A regra gramatical não tem a ver com homem ou mulher e sim gênero masculino e feminino, mas na linguagem, e não se referindo ao ser humano. Senão vejamos: nós homens teríamos que usar a expressão “vou pegar o pão” dizendo às mulheres quando fôssemos à padaria. Já as mulheres nos diriam vou pegar “a pã”, numa situação semelhante. As mulheres garbosamente subiriam “a escada” e os homens contra-atacariam com “a subida do escado”. Então, dizer “bom dia a todos” é absolutamente suficiente para incluir homens e mulheres. Desse modo, “todos e todas” pode ser considerado uma redundância (ou pleonasmo) de fato.

Como se aprende na escola. As regrinhas do pleonasmo. Não vamos “adiar para depois” e sim apenas: adiar. O verbo adiar indica o ato de marcar um determinado compromisso ou evento para outra hora ou outro dia, ou seja, para um momento posterior. Não é, assim, necessário o uso do advérbio depois. Você não vai “repetir de novo” e sim vai apenas “repetir”. O verbo repetir já indica o ato de voltar a fazer alguma coisa. Logo, as expressões “repetir de novo” e “repetir outra vez” são redundantes. E assim é.

Utilizar a expressão, “a todos e a todas” é mais que uma inadequação gramatical, é um pleonasmo vicioso tal qual “subir pra cima” e “descer pra baixo”. Uma deselegância. O professor que em nome de uma “ideologia”, ou não, usa tal expressão, presta, paradoxalmente, um desserviço à educação, à sociedade e ao seu idioma. É extremamente desconfortável à audição.
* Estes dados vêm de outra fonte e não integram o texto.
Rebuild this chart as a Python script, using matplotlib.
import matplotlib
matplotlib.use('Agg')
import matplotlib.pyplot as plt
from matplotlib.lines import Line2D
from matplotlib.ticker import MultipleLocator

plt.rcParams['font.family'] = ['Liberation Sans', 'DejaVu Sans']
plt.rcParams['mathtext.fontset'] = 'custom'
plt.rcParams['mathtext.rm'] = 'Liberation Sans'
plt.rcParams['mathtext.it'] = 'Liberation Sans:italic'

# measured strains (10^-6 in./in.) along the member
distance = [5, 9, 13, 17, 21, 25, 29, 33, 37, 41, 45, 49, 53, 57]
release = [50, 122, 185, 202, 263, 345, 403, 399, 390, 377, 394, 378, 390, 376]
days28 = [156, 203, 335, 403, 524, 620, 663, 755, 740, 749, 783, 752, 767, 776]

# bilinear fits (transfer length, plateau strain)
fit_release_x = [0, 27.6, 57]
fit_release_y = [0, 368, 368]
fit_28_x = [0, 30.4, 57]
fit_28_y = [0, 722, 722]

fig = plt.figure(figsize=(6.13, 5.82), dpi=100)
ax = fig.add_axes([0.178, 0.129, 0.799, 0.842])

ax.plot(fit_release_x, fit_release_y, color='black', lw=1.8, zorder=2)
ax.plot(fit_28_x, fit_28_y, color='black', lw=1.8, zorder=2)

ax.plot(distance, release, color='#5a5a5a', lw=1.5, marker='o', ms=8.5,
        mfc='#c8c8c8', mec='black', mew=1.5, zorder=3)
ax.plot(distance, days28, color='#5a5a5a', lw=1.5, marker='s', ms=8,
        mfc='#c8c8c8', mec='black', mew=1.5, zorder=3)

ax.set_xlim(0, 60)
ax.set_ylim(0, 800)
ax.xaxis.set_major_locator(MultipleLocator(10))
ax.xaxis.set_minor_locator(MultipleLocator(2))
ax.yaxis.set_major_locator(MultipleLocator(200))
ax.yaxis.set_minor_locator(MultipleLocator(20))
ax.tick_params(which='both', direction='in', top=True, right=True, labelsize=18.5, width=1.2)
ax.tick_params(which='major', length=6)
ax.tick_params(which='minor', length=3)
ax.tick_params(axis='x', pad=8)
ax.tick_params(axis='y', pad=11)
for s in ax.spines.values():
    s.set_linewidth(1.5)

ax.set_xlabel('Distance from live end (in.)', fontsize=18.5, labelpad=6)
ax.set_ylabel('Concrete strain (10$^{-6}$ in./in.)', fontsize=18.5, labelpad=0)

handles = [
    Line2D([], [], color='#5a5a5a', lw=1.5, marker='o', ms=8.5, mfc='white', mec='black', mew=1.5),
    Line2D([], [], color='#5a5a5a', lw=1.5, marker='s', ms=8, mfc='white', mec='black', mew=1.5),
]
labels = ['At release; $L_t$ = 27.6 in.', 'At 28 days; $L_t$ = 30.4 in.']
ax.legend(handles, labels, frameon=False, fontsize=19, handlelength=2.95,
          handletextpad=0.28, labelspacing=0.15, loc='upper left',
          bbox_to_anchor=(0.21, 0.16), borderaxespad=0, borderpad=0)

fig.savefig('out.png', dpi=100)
E o que é pior, lá estão doutores, representando instituições, em muitas vezes, se utilizando desse erro crasso, com o intuito de satisfazer um conceito que é absolutamente equivocado.
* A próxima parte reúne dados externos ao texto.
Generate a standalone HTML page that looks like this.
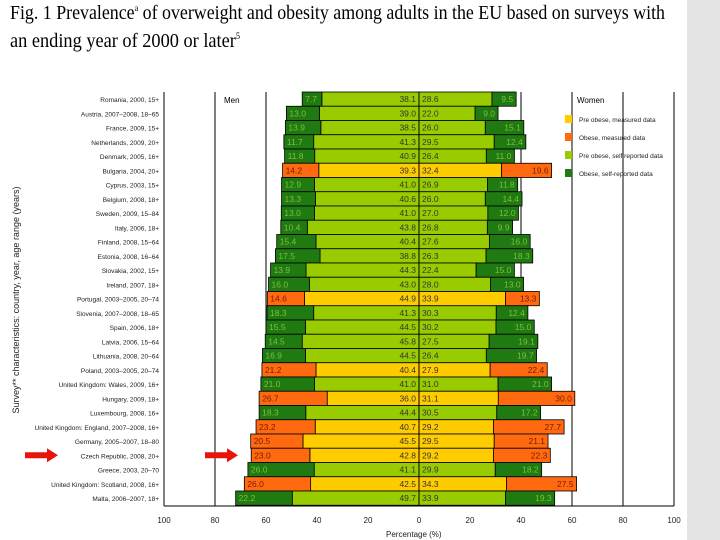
<!DOCTYPE html>
<html><head><meta charset="utf-8"><style>
html,body{margin:0;padding:0;background:#fff;width:720px;height:540px;overflow:hidden}
svg{display:block}
</style></head><body>
<svg id="c" width="720" height="540" xmlns="http://www.w3.org/2000/svg">
<rect x="687" y="0" width="33" height="540" fill="#e4e4e4"/>
<text x="10" y="19" font-family="Liberation Serif, serif" font-size="20" textLength="655" lengthAdjust="spacingAndGlyphs">Fig. 1 Prevalence<tspan font-size="9" dy="-8">a</tspan><tspan dy="8"> of overweight and obesity among adults in the EU based on surveys with</tspan></text>
<text x="10" y="47" font-family="Liberation Serif, serif" font-size="20" textLength="230" lengthAdjust="spacingAndGlyphs">an ending year of 2000 or later<tspan font-size="9" dy="-8">5</tspan></text>
<g id="grid"></g>
<g id="bars"></g>
<g id="labels"></g>
<g id="axis"></g>
</svg>
<script>
const countries=["Romania, 2000, 15+","Austria, 2007–2008, 18–65","France, 2009, 15+","Netherlands, 2009, 20+","Denmark, 2005, 16+","Bulgaria, 2004, 20+","Cyprus, 2003, 15+","Belgium, 2008, 18+","Sweden, 2009, 15–84","Italy, 2006, 18+","Finland, 2008, 15–64","Estonia, 2008, 16–64","Slovakia, 2002, 15+","Ireland, 2007, 18+","Portugal, 2003–2005, 20–74","Slovenia, 2007–2008, 18–65","Spain, 2006, 18+","Latvia, 2006, 15–64","Lithuania, 2008, 20–64","Poland, 2003–2005, 20–74","United Kingdom: Wales, 2009, 16+","Hungary, 2009, 18+","Luxembourg, 2008, 16+","United Kingdom: England, 2007–2008, 16+","Germany, 2005–2007, 18–80","Czech Republic, 2008, 20+","Greece, 2003, 20–70","United Kingdom: Scotland, 2008, 16+","Malta, 2006–2007, 18+"];
const menObese=[7.7,13.0,13.9,11.7,11.8,14.2,12.9,13.3,13.0,10.4,15.4,17.5,13.9,16.0,14.6,18.3,15.5,14.5,16.9,21.2,21.0,26.7,18.3,23.2,20.5,23.0,26.0,26.0,22.2];
const menPre=[38.1,39.0,38.5,41.3,40.9,39.3,41.0,40.6,41.0,43.8,40.4,38.8,44.3,43.0,44.9,41.3,44.5,45.8,44.5,40.4,41.0,36.0,44.4,40.7,45.5,42.8,41.1,42.5,49.7];
const womenPre=[28.6,22.0,26.0,29.5,26.4,32.4,26.9,26.0,27.0,26.8,27.6,26.3,22.4,28.0,33.9,30.3,30.2,27.5,26.4,27.9,31.0,31.1,30.5,29.2,29.5,29.2,29.9,34.3,33.9];
const womenObese=[9.5,9.0,15.1,12.4,11.0,19.6,11.8,14.4,12.0,9.9,16.0,18.3,15.0,13.0,13.3,12.4,15.0,19.1,19.7,22.4,21.0,30.0,17.2,27.7,21.1,22.3,18.2,27.5,19.3];
const measured=[0,0,0,0,0,1,0,0,0,0,0,0,0,0,1,0,0,0,0,1,0,1,0,1,1,1,0,1,0];
const ticks=[100,80,60,40,20,0,20,40,60,80,100];
const tickVals=[-100,-80,-60,-40,-20,0,20,40,60,80,100];

const NS="http://www.w3.org/2000/svg";
const X0=419, SC=2.55, TOP=92, PITCH=14.25, BOT=506;
const x=v=>X0+v*SC;
const yTop=i=>TOP+i*PITCH;
const C={lg:"#99cc00",dg:"#1f7a12",yl:"#ffcc00",or:"#ff6a10"};
function mk(tag,attrs,parent){const e=document.createElementNS(NS,tag);for(const k in attrs)e.setAttribute(k,attrs[k]);parent.appendChild(e);return e;}
const grid=document.getElementById('grid'),bars=document.getElementById('bars'),labels=document.getElementById('labels'),axis=document.getElementById('axis');
tickVals.forEach(v=>{if(v===0)return;const l=mk('line',{x1:x(v),x2:x(v),y1:TOP,y2:BOT,stroke:'#000','stroke-width':1},grid);

});
function bar(x1,x2,i,fill,name){const r=mk('rect',{x:Math.min(x1,x2),y:yTop(i),width:Math.abs(x2-x1),height:PITCH,fill:fill,stroke:'#000','stroke-width':0.8},bars);

return r;}
function txt(s,xx,yy,anchor,size,fill,parent,name,fam){const t=mk('text',{x:xx,y:yy,'text-anchor':anchor,'font-size':size,fill:fill,'font-family':fam||'Liberation Sans, sans-serif'},parent);t.textContent=s;

return t;}
countries.forEach((c,i)=>{
 const m=measured[i];const pre=m?C.yl:C.lg, ob=m?C.or:C.dg;
 bar(x(-menPre[i]),x(0),i,pre,'men-preobese-bar');
 bar(x(-menPre[i]-menObese[i]),x(-menPre[i]),i,ob,'men-obese-bar');
 bar(x(0),x(womenPre[i]),i,pre,'women-preobese-bar');
 bar(x(womenPre[i]),x(womenPre[i]+womenObese[i]),i,ob,'women-obese-bar');
 const cy=yTop(i)+PITCH/2+3;
 const tc=m?'#7a1a00':'#7fbf3f';
 txt(menObese[i].toFixed(1),x(-menPre[i]-menObese[i])+3,cy,'start',8.5,tc,labels,'men-obese-value');
 txt(menPre[i].toFixed(1),x(0)-3,cy,'end',8.5,'#333',labels,'men-preobese-value');
 txt(womenPre[i].toFixed(1),x(0)+3,cy,'start',8.5,'#333',labels,'women-preobese-value');
 txt(womenObese[i].toFixed(1),x(womenPre[i]+womenObese[i])-3,cy,'end',8.5,tc,labels,'women-obese-value');
 txt(c,159,cy,'end',6.5,'#222',labels,'country-label');
});
const vl=mk('line',{x1:X0,x2:X0,y1:TOP,y2:BOT,stroke:'#000','stroke-width':1},axis);


const xl=mk('line',{x1:x(-100),x2:x(100),y1:BOT,y2:BOT,stroke:'#000','stroke-width':1},axis);


tickVals.forEach((v,k)=>{txt(String(ticks[k]),x(v),523,'middle',8,'#222',axis,'x-tick-label');});
txt('Percentage (%)',386,537,'start',8,'#222',axis,'x-axis-title');
const yt=txt('Survey** characteristics: country, year, age range (years)',0,0,'middle',9,'#222',axis,'y-axis-title');
yt.setAttribute('transform','translate(19,300) rotate(-90)');
txt('Men',224,103,'start',8,'#000',axis,'men-label');
txt('Women',577,103,'start',8,'#000',axis,'women-label');
const leg=[["Pre obese, measured data",C.yl],["Obese, measured data",C.or],["Pre obese, self reported data",C.lg],["Obese, self-reported data",C.dg]];
leg.forEach((l,k)=>{const yy=121+k*18;
 const r=mk('rect',{x:565,y:yy-6,width:7,height:8,fill:l[1]},axis);
 
 
 txt(l[0],579,yy+1,'start',6.5,'#222',axis,'legend-entry');});
[[25,15],[205,15]].forEach(a=>{const p=mk('polygon',{points:`${a[0]},${yTop(25)+4} ${a[0]+22},${yTop(25)+4} ${a[0]+22},${yTop(25)} ${a[0]+33},${yTop(25)+7} ${a[0]+22},${yTop(25)+14} ${a[0]+22},${yTop(25)+10} ${a[0]},${yTop(25)+10}`,fill:'#e8140c'},axis);

});
</script>
</body></html>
Todo o professor deve saber que “todos” é um pronome substantivo indefinido.  E que quando, em uma saudação, se diz “a todos”, tal cumprimento já se estendeu, conforme a própria acepção do pronome indefinido (todos), a todos os presentes ou ouvintes: homens, mulheres, jovens, crianças, meninos e meninas, etc. “todos e a todas” não passa de um pleonasmo vicioso, que devemos evitar, e que não se justifica em nome de um “politicamente correto”.